Wild Mushroom Claypot Rice

SINGAPORE / MALAYSIA

This is one of my favourite one-pot meals: the entire dish is cooked and served straight from the claypot. Traditionally, the claypot is set over a charcoal fire, so you get the smoky fragrance of burnt charcoal when the lid is lifted, although you can still get delicious results over a stove. The claypot retains heat beautifully, so that the rice steams while absorbing the flavours from the other ingredients; the bottom layer chars, forming a delicious crispy crust – the bit we all used to fight over. Often, preserved Chinese sausage and marinated chicken are used, but I always go straight for the juicy shiitake mushrooms. I like to add other varieties of mushrooms to the mix, in fact, doing a meat-free version altogether. This is not vegetarian, however, as I use lard and oyster sauce for extra flavour, but you can tweak it to be so (see note below). If you don’t have a claypot, you can use a small cast-iron casserole.

Serves 2
To serve
  1. Lightly rinse the dried shiitake mushrooms and fresh mushrooms, and shake well to get rid of the water. Stir the soy sauce, sugar and oyster sauce in ½ a cup of warm water, then add the dried mushrooms and leave them to soak for about 30 minutes to rehydrate.

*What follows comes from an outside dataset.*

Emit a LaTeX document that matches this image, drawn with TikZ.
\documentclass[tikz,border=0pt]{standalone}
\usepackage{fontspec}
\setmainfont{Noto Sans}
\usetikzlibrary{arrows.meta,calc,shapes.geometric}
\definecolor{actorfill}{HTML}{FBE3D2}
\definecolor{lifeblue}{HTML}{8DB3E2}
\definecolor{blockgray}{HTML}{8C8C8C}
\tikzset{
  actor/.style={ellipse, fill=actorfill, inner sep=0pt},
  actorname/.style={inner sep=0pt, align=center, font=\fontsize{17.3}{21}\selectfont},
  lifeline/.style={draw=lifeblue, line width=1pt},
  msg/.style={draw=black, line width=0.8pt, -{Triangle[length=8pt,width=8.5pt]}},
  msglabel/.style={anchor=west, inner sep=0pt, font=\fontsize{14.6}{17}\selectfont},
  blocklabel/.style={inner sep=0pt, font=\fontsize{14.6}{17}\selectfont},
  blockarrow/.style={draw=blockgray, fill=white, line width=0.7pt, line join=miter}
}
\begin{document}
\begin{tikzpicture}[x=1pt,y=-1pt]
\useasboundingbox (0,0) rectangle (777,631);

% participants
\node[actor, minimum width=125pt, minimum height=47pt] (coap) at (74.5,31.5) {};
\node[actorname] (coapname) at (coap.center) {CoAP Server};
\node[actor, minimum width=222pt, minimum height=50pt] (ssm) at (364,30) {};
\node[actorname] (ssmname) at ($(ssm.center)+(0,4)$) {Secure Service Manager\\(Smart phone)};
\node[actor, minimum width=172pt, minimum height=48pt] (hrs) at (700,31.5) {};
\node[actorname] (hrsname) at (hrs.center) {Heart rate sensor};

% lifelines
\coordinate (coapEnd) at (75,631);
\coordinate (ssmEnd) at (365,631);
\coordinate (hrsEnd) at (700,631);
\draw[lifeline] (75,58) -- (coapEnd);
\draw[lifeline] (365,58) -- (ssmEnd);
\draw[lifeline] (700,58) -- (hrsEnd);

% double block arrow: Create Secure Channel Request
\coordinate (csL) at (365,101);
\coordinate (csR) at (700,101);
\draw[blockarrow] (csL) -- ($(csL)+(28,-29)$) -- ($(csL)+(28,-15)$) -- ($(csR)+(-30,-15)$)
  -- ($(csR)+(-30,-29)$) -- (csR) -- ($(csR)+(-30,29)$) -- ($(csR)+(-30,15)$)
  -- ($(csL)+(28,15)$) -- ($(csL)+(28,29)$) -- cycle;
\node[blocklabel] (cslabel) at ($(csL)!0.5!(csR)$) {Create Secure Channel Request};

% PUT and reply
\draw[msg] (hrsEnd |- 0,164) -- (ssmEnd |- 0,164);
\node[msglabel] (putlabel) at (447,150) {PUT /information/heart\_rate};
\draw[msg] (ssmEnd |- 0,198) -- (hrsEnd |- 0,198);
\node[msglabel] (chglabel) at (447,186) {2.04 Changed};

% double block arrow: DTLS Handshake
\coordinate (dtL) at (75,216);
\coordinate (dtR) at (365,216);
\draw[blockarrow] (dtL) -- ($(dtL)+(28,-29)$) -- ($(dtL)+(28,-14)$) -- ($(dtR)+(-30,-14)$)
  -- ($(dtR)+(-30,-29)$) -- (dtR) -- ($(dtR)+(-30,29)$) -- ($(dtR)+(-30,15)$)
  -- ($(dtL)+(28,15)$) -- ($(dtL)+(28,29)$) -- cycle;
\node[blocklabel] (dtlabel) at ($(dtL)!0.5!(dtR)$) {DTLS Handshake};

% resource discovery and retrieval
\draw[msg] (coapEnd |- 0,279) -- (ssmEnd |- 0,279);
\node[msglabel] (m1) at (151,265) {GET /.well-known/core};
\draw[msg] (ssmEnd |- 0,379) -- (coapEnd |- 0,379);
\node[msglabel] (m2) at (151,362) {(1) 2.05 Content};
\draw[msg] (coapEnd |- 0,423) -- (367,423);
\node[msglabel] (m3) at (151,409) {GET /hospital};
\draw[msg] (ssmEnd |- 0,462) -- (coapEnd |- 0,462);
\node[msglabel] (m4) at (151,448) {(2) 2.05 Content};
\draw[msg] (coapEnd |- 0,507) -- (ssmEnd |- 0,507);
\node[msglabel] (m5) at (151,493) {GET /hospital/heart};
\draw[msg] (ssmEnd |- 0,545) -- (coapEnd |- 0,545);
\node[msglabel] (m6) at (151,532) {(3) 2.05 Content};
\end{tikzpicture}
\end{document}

Meanwhile, slice the button mushrooms and roughly break up the more delicate wild mushrooms into small pieces. When the shiitake mushrooms are soft and plump, drain and slice. Reserve the mushroom juices and marinade.

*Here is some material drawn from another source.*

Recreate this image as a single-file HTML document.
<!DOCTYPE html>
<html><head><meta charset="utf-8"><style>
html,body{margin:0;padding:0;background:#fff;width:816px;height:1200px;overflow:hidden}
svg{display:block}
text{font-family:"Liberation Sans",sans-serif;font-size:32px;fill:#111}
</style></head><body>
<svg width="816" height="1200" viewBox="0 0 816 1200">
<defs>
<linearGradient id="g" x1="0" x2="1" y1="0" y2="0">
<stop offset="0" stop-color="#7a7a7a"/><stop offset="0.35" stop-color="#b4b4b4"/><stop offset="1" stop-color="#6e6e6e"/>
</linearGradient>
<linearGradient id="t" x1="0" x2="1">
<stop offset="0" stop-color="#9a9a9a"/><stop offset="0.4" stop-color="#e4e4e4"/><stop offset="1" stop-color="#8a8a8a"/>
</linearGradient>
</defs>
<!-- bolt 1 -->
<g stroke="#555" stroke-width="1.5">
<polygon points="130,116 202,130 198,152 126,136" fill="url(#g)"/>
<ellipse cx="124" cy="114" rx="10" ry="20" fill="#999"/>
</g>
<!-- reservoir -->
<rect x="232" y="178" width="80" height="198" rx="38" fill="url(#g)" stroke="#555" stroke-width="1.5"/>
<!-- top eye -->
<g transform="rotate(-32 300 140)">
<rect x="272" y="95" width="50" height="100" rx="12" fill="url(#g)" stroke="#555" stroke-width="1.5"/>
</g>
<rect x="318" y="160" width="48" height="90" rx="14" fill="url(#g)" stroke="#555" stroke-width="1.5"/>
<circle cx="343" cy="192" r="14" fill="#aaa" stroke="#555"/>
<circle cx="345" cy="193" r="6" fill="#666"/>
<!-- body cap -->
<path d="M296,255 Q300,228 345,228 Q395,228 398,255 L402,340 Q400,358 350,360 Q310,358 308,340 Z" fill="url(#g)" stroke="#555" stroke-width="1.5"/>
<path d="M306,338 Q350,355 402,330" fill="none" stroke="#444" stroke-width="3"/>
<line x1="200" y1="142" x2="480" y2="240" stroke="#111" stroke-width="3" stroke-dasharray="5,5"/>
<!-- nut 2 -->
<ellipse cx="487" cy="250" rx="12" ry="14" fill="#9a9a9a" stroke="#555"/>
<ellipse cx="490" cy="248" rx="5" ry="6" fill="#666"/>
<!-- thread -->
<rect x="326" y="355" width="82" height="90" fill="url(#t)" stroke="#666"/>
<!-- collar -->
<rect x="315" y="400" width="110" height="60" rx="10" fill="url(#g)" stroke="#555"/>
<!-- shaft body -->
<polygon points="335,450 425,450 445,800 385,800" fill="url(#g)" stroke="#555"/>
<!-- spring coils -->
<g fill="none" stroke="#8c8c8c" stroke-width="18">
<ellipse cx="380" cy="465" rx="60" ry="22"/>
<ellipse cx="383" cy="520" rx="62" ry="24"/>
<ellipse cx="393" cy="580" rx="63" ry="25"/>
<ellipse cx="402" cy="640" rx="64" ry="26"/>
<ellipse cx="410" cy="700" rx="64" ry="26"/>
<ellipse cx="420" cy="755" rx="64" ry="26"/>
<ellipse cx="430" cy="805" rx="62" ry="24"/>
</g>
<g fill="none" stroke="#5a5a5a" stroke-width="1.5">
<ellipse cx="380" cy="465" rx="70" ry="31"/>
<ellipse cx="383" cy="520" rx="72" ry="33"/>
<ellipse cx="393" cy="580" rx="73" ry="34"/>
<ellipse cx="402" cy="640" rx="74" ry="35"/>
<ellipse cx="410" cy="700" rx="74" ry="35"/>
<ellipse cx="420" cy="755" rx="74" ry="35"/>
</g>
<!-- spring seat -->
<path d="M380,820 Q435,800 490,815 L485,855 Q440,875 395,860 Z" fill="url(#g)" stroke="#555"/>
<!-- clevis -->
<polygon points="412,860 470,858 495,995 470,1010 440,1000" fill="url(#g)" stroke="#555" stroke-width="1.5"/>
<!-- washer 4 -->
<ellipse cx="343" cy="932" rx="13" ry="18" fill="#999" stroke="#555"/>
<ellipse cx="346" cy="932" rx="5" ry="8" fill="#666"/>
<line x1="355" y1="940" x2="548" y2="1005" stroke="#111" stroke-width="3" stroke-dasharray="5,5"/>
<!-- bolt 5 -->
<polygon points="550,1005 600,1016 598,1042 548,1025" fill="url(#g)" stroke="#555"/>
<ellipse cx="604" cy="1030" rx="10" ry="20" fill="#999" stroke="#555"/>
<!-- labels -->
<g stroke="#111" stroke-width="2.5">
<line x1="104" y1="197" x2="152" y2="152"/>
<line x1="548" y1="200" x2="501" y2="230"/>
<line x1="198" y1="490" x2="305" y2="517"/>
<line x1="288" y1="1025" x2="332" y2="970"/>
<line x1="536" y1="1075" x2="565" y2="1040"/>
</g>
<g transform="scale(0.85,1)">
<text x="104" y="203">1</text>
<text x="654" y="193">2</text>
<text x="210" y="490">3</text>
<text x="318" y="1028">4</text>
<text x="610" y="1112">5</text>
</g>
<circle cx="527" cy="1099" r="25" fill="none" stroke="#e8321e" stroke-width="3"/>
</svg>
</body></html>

  2. Heat a claypot (or small cast-iron casserole) over a medium heat. Add half the lard and, when hot, fry the fresh mushrooms until just golden. Be careful not to overcrowd the pot, or the mushrooms will end up steaming and not brown; I do this in batches. Set aside and repeat with the shiitake mushrooms.
  3. Add the remaining lard to the pot, and when hot add the chopped garlic. Fry until golden, then add the rice. Lightly sauté for 2 minutes to toast the grains.

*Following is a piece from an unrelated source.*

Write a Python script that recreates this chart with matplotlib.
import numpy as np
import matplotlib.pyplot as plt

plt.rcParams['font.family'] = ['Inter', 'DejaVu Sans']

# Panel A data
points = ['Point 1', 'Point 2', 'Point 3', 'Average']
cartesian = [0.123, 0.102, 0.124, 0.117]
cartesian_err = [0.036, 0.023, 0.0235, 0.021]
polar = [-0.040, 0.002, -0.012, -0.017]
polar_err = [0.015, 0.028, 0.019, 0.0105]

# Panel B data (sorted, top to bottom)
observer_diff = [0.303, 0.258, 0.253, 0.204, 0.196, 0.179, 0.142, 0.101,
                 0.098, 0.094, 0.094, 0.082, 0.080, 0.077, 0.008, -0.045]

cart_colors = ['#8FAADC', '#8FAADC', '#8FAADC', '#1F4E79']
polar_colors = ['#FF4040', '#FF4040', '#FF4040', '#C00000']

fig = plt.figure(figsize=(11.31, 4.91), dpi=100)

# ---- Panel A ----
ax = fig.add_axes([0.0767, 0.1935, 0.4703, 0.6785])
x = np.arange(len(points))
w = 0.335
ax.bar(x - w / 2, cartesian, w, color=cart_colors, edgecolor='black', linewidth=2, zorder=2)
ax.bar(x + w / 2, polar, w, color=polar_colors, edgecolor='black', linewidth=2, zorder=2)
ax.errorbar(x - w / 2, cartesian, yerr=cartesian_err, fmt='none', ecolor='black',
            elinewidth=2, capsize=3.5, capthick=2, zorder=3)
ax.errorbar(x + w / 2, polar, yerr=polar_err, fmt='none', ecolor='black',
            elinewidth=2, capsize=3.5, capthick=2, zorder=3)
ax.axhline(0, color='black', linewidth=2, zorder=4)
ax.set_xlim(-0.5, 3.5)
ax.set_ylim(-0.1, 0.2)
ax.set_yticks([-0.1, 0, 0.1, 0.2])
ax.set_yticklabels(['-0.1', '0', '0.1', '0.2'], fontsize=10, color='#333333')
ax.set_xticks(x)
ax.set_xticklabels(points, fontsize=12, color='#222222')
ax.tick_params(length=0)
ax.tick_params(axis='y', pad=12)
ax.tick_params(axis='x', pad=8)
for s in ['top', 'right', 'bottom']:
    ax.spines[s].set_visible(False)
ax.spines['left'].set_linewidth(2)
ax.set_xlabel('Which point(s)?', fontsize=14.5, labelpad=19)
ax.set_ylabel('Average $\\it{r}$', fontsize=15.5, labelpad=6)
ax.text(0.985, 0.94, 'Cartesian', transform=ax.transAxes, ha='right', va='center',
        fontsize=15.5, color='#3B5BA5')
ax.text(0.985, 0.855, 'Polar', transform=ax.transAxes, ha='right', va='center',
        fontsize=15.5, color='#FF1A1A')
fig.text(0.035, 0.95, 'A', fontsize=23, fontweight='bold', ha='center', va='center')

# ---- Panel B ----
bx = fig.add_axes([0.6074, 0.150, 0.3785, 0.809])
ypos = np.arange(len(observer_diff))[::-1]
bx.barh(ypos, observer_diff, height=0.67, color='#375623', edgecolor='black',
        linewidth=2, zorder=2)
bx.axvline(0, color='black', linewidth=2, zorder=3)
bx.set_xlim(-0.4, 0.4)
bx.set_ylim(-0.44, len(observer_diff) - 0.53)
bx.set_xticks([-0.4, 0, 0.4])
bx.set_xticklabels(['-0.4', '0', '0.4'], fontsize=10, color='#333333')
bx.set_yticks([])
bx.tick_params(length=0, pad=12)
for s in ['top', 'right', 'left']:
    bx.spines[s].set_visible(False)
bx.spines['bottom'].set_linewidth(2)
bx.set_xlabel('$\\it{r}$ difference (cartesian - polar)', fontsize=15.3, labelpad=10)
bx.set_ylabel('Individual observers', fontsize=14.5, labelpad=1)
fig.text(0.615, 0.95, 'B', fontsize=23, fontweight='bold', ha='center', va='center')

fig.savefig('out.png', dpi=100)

  4. Pour in 1 cup of water and the mushroom stock and bring to a boil over a medium heat. Drizzle sesame oil around the edges of the pot so that it runs down the insides, then cover and turn the heat down to low. Cook for about 10–15 minutes, until the rice has absorbed the liquid and is mostly cooked.
  5. Scatter the mushrooms over the rice and replace the lid. Turn the heat to high again and cook for about 2 minutes, until sizzling and a crust forms on the bottom. Remove from the heat and let stand, covered, for 5 minutes.
  6. To serve, fluff up the rice with a pair of chopsticks. Drizzle kecap manis and sesame oil over, and finish with a sprinkling of spring onions. Have everyone dig in and mix the rice, mushrooms, and seasonings together as they go.

Note: For a vegetarian (vegan) version: skip the oyster sauce and use a bit more soy sauce and sugar in the marinade, and replace the lard with groundnut oil. And be more generous with your garlic and sesame oil.